The first steamboat to descend the Ohio was the Orleans in 1811. As early as 1809, Nicholas Roosevelt, an associate of Fulton, had floated down the Ohio on a flatboat making measurements of the channels, water levels and noting coal deposits. After eighteen months of construction, at a cost of $38,000. the Orleans, with Captain Roosevelt and his family and crew left Pittsburgh on October 20, 1811. The boat first passed Cincinnati on its four day journey to Louisville. Because of low water at the falls of Louisville, the Orleans had to wait one month for higher water. During this time it steamed 141 miles back up the Ohio to Cincinnati.

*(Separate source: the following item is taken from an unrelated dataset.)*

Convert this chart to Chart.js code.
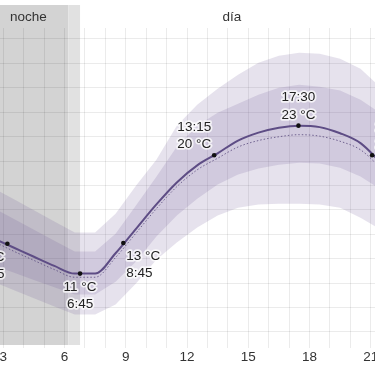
<!DOCTYPE html>
<html><head><meta charset="utf-8">
<script src="https://cdn.jsdelivr.net/npm/chart.js@4/dist/chart.umd.min.js"></script>
<style>html,body{margin:0;padding:0;background:#fff;overflow:hidden}canvas{display:block}</style>
</head><body>
<canvas id="c" width="375" height="366"></canvas>
<script>
// ---- data (hours of day, °C) ----
const hours = [2.5,3.5,4.5,5.5,6.5,7.5,8.5,9.5,10.5,11.5,12.5,13.5,14.5,15.5,16.5,17.5,18.5,19.5,20.5,21.5,22.5];
const temperature = [13.68,12.92,12.16,11.41,10.78,10.78,12.45,14.45,16.45,18.25,19.65,20.63,21.68,22.33,22.73,22.9,22.78,22.28,21.47,19.87,18.3];
const temperatureDotted = [13.43,12.62,11.86,11.11,10.48,10.48,12.1,14.1,16.1,17.9,19.28,20.23,21.15,21.68,21.99,22.16,22.04,21.62,20.92,19.42,17.9];
const innerUpper = [16.16,15.27,14.37,13.47,12.58,12.58,14.05,16.35,18.72,21.18,22.9,23.96,24.7,25.44,26.01,26.26,26.09,25.77,25.03,23.88,22.57];
const innerLower = [11.47,10.87,10.26,9.66,9.06,9.06,10.12,11.76,13.81,15.53,16.92,18.07,18.89,19.38,19.7,19.87,19.79,19.46,18.73,17.66,16.43];
const outerUpper = [17.8,16.89,15.97,15.05,14.14,14.14,15.69,17.98,20.11,22.9,24.62,25.93,27.08,28.06,28.63,28.88,28.8,28.39,27.57,26.01,24.21];
const outerLower = [10.11,9.43,8.76,8.09,7.42,7.42,8.24,9.96,11.92,13.32,14.55,15.53,16.18,16.43,16.51,16.51,16.43,16.18,15.36,14.38,13.15];

const markerHours = [3.2, 6.76, 8.88, 13.33, 17.46, 21.07];
const markerTemps = [13.22, 10.78, 13.28, 20.47, 22.9, 20.47];
const markerTimeLabels = ['3:15', '6:45', '8:45', '13:15', '17:30', '21:00'];
const markerTempLabels = ['13 °C', '11 °C', '13 °C', '20 °C', '23 °C', '20 °C'];
const markerPlacement = ['below-left', 'below', 'below-right', 'above-left', 'above', 'above-right'];

const xTickLabelHours = [3, 6, 9, 12, 15, 18, 21];
const twilightStart = 6.185;
const sunrise = 6.76;
const periodNames = ['noche', 'día'];
const periodCenters = [4.23, 14.2];

const X_MIN = 2.838, X_MAX = 21.21, Y_MIN = 4.7, Y_MAX = 30.9;
const FONT = '"Liberation Sans", Arial, Helvetica, sans-serif';

const xy = arr => hours.map((h, i) => ({x: h, y: arr[i]}));
const bandFill = 'rgba(105,85,150,0.17)';

const backgroundPlugin = {
  id: 'dayNight',
  beforeDraw(chart) {
    const {ctx, chartArea} = chart;
    const xs = chart.scales.x;
    ctx.save();
    ctx.fillStyle = '#fff';
    ctx.fillRect(0, 0, chart.width, chart.height);
    const x0 = chartArea.left;
    const xt = xs.getPixelForValue(twilightStart);
    const xr = xs.getPixelForValue(sunrise);
    ctx.fillStyle = '#d3d3d3';
    ctx.fillRect(x0, 5, xt - x0, 340);
    ctx.fillStyle = '#e1e1e1';
    ctx.fillRect(xt, 5, xr - xt, 340);
    ctx.font = '13.5px ' + FONT;
    ctx.fillStyle = '#333';
    ctx.textAlign = 'center';
    ctx.textBaseline = 'middle';
    periodNames.forEach((n, i) => ctx.fillText(n, xs.getPixelForValue(periodCenters[i]), 17.5));
    ctx.restore();
  }
};

const labelPlugin = {
  id: 'pointLabels',
  afterDatasetsDraw(chart) {
    const {ctx} = chart;
    const xs = chart.scales.x, ys = chart.scales.y;
    ctx.save();
    ctx.font = '13.5px ' + FONT;
    ctx.lineJoin = 'round';
    ctx.textBaseline = 'alphabetic';
    markerHours.forEach((h, i) => {
      const px = xs.getPixelForValue(h), py = ys.getPixelForValue(markerTemps[i]);
      const pl = markerPlacement[i];
      const above = pl.startsWith('above');
      let align = 'center', dx = 0;
      if (pl.endsWith('left')) { align = 'right'; dx = -3; }
      else if (pl.endsWith('right')) { align = 'left'; dx = 3; }
      ctx.textAlign = align;
      const lines = above
        ? [[markerTimeLabels[i], -24.3], [markerTempLabels[i], -7]]
        : [[markerTempLabels[i], 17.2], [markerTimeLabels[i], 34.2]];
      lines.forEach(([t, dy]) => {
        ctx.strokeStyle = 'rgba(255,255,255,0.75)';
        ctx.lineWidth = 3.5;
        ctx.strokeText(t, px + dx, py + dy);
        ctx.fillStyle = '#222';
        ctx.fillText(t, px + dx, py + dy);
      });
    });
    ctx.restore();
  }
};

new Chart(document.getElementById('c'), {
  type: 'line',
  data: {
    datasets: [
      {data: xy(temperature), borderColor: '#5e4d85', borderWidth: 2, pointRadius: 0, cubicInterpolationMode: 'monotone', fill: false},
      {data: xy(temperatureDotted), borderColor: 'rgba(95,80,130,0.85)', borderWidth: 1, borderDash: [1.5, 2], pointRadius: 0, cubicInterpolationMode: 'monotone', fill: false},
      {data: xy(innerUpper), borderColor: 'transparent', borderWidth: 0, pointRadius: 0, tension: 0, fill: '+1', backgroundColor: bandFill},
      {data: xy(innerLower), borderColor: 'transparent', borderWidth: 0, pointRadius: 0, tension: 0, fill: false},
      {data: xy(outerUpper), borderColor: 'transparent', borderWidth: 0, pointRadius: 0, tension: 0, fill: '+1', backgroundColor: bandFill},
      {data: xy(outerLower), borderColor: 'transparent', borderWidth: 0, pointRadius: 0, tension: 0, fill: false},
      {data: markerHours.map((h, i) => ({x: h, y: markerTemps[i]})), showLine: false, pointRadius: 2.3, pointBackgroundColor: '#111', pointBorderWidth: 0, order: -1}
    ]
  },
  options: {
    responsive: false,
    devicePixelRatio: 1,
    animation: false,
    events: [],
    layout: {autoPadding: false, padding: {top: 28, bottom: 0, left: 0, right: 0}},
    plugins: {legend: {display: false}, tooltip: {enabled: false}},
    scales: {
      x: {
        type: 'linear', min: X_MIN, max: X_MAX,
        border: {display: false},
        grid: {color: 'rgba(0,0,0,0.08)', drawTicks: false, lineWidth: 1},
        ticks: {
          stepSize: 1, includeBounds: false, autoSkip: false, maxRotation: 0, padding: 1,
          color: '#333', font: {size: 13.5, family: FONT},
          callback: v => xTickLabelHours.includes(v) ? String(v) : ''
        },
        afterFit(s) { s.paddingLeft = 0; s.paddingRight = 0; }
      },
      y: {
        min: Y_MIN, max: Y_MAX,
        border: {display: false},
        grid: {color: 'rgba(0,0,0,0.08)', drawTicks: false},
        ticks: {display: false, stepSize: 2, includeBounds: false}
      }
    }
  },
  plugins: [backgroundPlugin, labelPlugin]
});
</script>
</body></html>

Two years before, Mr. Roosevelt had said he would return in a steamboat, but no one had believed him. When the 116 foot long, bright blue steamboat laid anchor at Cincinnati, it seemed as if all the twenty-six hundred inhabitants gathered on the riverbank to watch.

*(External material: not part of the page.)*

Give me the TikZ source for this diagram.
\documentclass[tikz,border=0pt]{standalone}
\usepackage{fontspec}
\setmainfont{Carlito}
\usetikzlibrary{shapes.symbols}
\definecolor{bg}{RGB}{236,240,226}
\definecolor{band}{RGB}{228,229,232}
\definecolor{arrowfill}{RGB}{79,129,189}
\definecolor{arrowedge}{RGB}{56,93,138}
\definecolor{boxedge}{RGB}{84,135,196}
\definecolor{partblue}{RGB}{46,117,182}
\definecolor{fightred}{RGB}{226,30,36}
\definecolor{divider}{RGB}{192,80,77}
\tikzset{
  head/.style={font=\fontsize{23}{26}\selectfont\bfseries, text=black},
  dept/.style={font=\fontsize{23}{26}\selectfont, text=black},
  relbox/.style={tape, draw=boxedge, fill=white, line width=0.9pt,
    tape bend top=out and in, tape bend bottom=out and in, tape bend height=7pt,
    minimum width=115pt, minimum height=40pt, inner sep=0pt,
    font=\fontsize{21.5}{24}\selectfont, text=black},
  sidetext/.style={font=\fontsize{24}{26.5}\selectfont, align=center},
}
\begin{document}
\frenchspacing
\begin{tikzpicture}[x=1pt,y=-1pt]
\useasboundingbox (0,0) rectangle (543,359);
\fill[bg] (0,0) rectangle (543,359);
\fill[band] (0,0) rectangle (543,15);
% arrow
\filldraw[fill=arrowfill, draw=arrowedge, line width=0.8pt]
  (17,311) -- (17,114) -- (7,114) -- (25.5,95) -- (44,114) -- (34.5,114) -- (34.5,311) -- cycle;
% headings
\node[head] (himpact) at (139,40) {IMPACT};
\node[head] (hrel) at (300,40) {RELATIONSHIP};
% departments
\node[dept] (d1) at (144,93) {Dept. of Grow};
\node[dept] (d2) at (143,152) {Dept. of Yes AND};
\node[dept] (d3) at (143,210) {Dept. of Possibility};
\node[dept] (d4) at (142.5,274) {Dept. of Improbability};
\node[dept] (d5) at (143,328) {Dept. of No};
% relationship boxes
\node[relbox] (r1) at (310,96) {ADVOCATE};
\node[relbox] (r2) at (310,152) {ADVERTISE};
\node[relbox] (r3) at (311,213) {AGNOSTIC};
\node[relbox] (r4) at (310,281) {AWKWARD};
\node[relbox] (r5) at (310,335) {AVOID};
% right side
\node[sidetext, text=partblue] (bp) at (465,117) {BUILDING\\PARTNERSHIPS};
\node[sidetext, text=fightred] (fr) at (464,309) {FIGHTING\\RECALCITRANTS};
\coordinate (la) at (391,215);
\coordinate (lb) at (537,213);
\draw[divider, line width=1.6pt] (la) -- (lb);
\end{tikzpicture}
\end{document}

No one who lived on the Ohio at that time will ever forget the amazing year 1811. On September 17, on a bright and cloudless day, the sun was eclipsed by the moon. In the fall, The Great Comet of 1811, with a head larger than the sun, blazed across the night heavens for months. Millions of squirrels began migrating south and died in the Ohio River. In December the strongest earthquake ever recorded in North America caused changes in the course of the Mississippi and other rivers. Even more amazing, in terms of the settlement of our ancestors, was the two thousand mile voyage of this first steamboat, the Orleans, from Pittsburgh, finally arriving in New Orleans on January 12, 1812.